При этом поиски альтернативной модели совместного существования и функционирования блока с конца 1990-х годов обнаружили, что сплочение союзников вокруг более масштабных целей, чем сдерживание ближайшего соседа, возможно лишь до определённого предела: операции на Балканах поддерживали большинство союзников, операцию в Афганистане – тоже, в Ираке энтузиастов интервенции стало меньше, в Ливии и Сирии – ещё меньше. В качестве очередного долгосрочного вызова для НАТО с начала 2020-х годов конструировался Китай, на противостояние с которым, безусловно, направлено поддержание сети союзников НАТО в АТР. В текущих условиях китайский вызов отошёл на второй план, однако готовность европейских стран сохранять высокий уровень военных расходов и перестраивать военные механизмы в блоке для сдерживания КНР отнюдь не гарантирована. Уже сейчас на полях саммита было заключено соглашение с Испанией о том, что она будет исключена из нормативов НАТО и будет стремиться поддерживать оборонные расходы на уровне 2 процентов ВВП. По мере исчезновения непосредственной угрозы подобных прецедентов может становиться всё больше.
Таким образом, скромный саммит НАТО 2025 года не свидетельствует об углублении кризисных тенденций в альянсе, но отражает стремление его руководства использовать эффект от сохраняющихся внешних вызовов и изменений внутренней динамики в НАТО после возвращения в Белый дом Трампа для сохранения институциональной инерции в блоке.
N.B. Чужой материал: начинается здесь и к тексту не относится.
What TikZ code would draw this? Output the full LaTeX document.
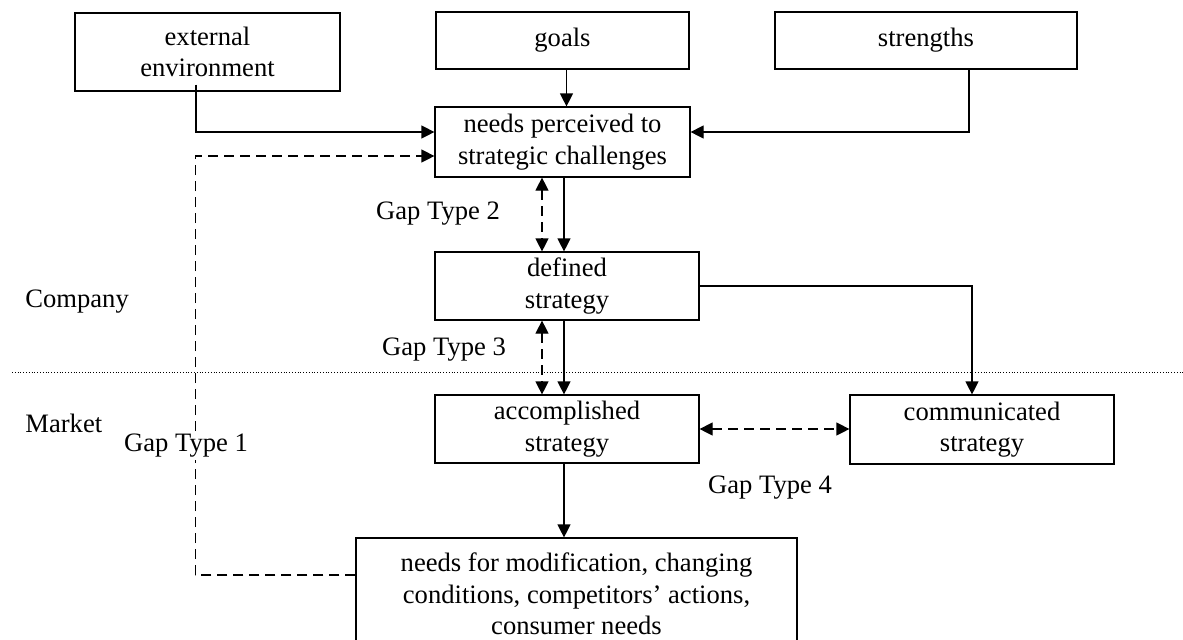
\documentclass[tikz,border=0pt]{standalone}
\usepackage{fontspec}
\setmainfont{Liberation Serif}
\usetikzlibrary{arrows.meta}
\tikzstyle{box} = [draw, line width=0.6pt, align=center, inner sep=0pt, font=\fontsize{13.3}{15.8}\selectfont]
\tikzstyle{arrow} = [line width=0.6pt,-{Triangle[length=6.5pt,width=6.5pt]}]
\tikzstyle{gaparrow} = [line width=0.6pt,dash pattern=on 5pt off 3pt,{Triangle[length=6.5pt,width=6.5pt]}-{Triangle[length=6.5pt,width=6.5pt]}]
\tikzstyle{gaptext} = [inner sep=1pt, font=\fontsize{13.3}{15.8}\selectfont]

\begin{document}
\begin{tikzpicture}[x=0.5pt,y=-0.5pt]
    \useasboundingbox (0,0) rectangle (1183,639);
    % boxes
    \node[box, minimum width=132.5pt, minimum height=39pt] (ext) at (207.5,52) {external\\environment};
    \node[box, minimum width=126.5pt, minimum height=28.5pt] (goals) at (562.5,40.5) {goals};
    \node[box, minimum width=151pt, minimum height=28.5pt] (strengths) at (926,40.5) {strengths};
    \node[box, minimum width=127.5pt, minimum height=35pt] (perc) at (562.5,142) {needs perceived to\\strategic challenges};
    \node[box, minimum width=132pt, minimum height=34pt] (def) at (567,286) {defined\\strategy};
    \node[box, minimum width=132pt, minimum height=34pt] (acc) at (567,429) {accomplished\\strategy};
    \node[box, minimum width=132pt, minimum height=34.5pt] (comm) at (982,429.5) {communicated\\strategy};
    \node[box, minimum width=220.5pt, minimum height=56pt] (mod) at (576.5,594) {needs for modification, changing\\conditions, competitors' actions,\\consumer needs};
    \coordinate (solid) at (564,0);
    \coordinate (gap) at (542,0);

    % company / market
    \draw[line width=0.4pt, densely dotted] (12,372) -- (1183,372);
    \node[gaptext, anchor=west] (company) at (23,302) {Company};
    \node[gaptext, anchor=west] (market) at (23,423) {Market};

    % inputs
    \draw[arrow] ([xshift=-5.75pt,yshift=3.5pt]ext.south) |- ([yshift=5pt]perc.west);
    \draw[arrow] ([xshift=2pt]goals.south) -- ([xshift=2pt]perc.north);
    \draw[arrow] ([xshift=21.5pt]strengths.south) |- ([yshift=5pt]perc.east);
    \draw[arrow, dash pattern=on 5pt off 3pt] ([yshift=9.5pt]mod.west) -- ++(-160,0) |- ([yshift=-7pt]perc.west);
    \node[gaptext, fill=white] (gap1) at (186,446) {Gap Type 1};

    % strategy chain
    \draw[arrow] (perc.south -| solid) -- (def.north -| solid);
    \draw[gaparrow] (perc.south -| gap) -- (def.north -| gap);
    \node[gaptext] (gap2) at (438,214) {Gap Type 2};
    \draw[arrow] (def.south -| solid) -- (acc.north -| solid);
    \draw[gaparrow] (def.south -| gap) -- (acc.north -| gap);
    \node[gaptext] (gap3) at (444,350) {Gap Type 3};
    \draw[arrow] (acc.south -| solid) -- (mod.north -| solid);
    \draw[arrow] (def.east) -| ([xshift=-5pt]comm.north);
    \draw[gaparrow] (acc.east) -- (acc.east -| comm.west);
    \node[gaptext] (gap4) at (770,488) {Gap Type 4};
\end{tikzpicture}
\end{document}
По этой причине все политические акценты последнего времени – и «российская угроза», и поддержка Украины, и координация с союзниками в Азии – по-прежнему присутствуют в общем дискурсе, но на какое-то время становятся фоном для закрепления функциональных инструментов поддержания общности – наращивания усилий по стандартизации, установления нормативов и механизмов контроля их выполнения. Эти действия будут способствовать краткосрочному поддержанию сплочённости стран НАТО вокруг «российской угрозы» и могут создать базу для дальнейших совместных действий. Однако при изменении стратегической обстановки их эффективность снизится, поскольку обосновать в качестве общего вызова сдерживание, например, Китая будет существенно сложнее.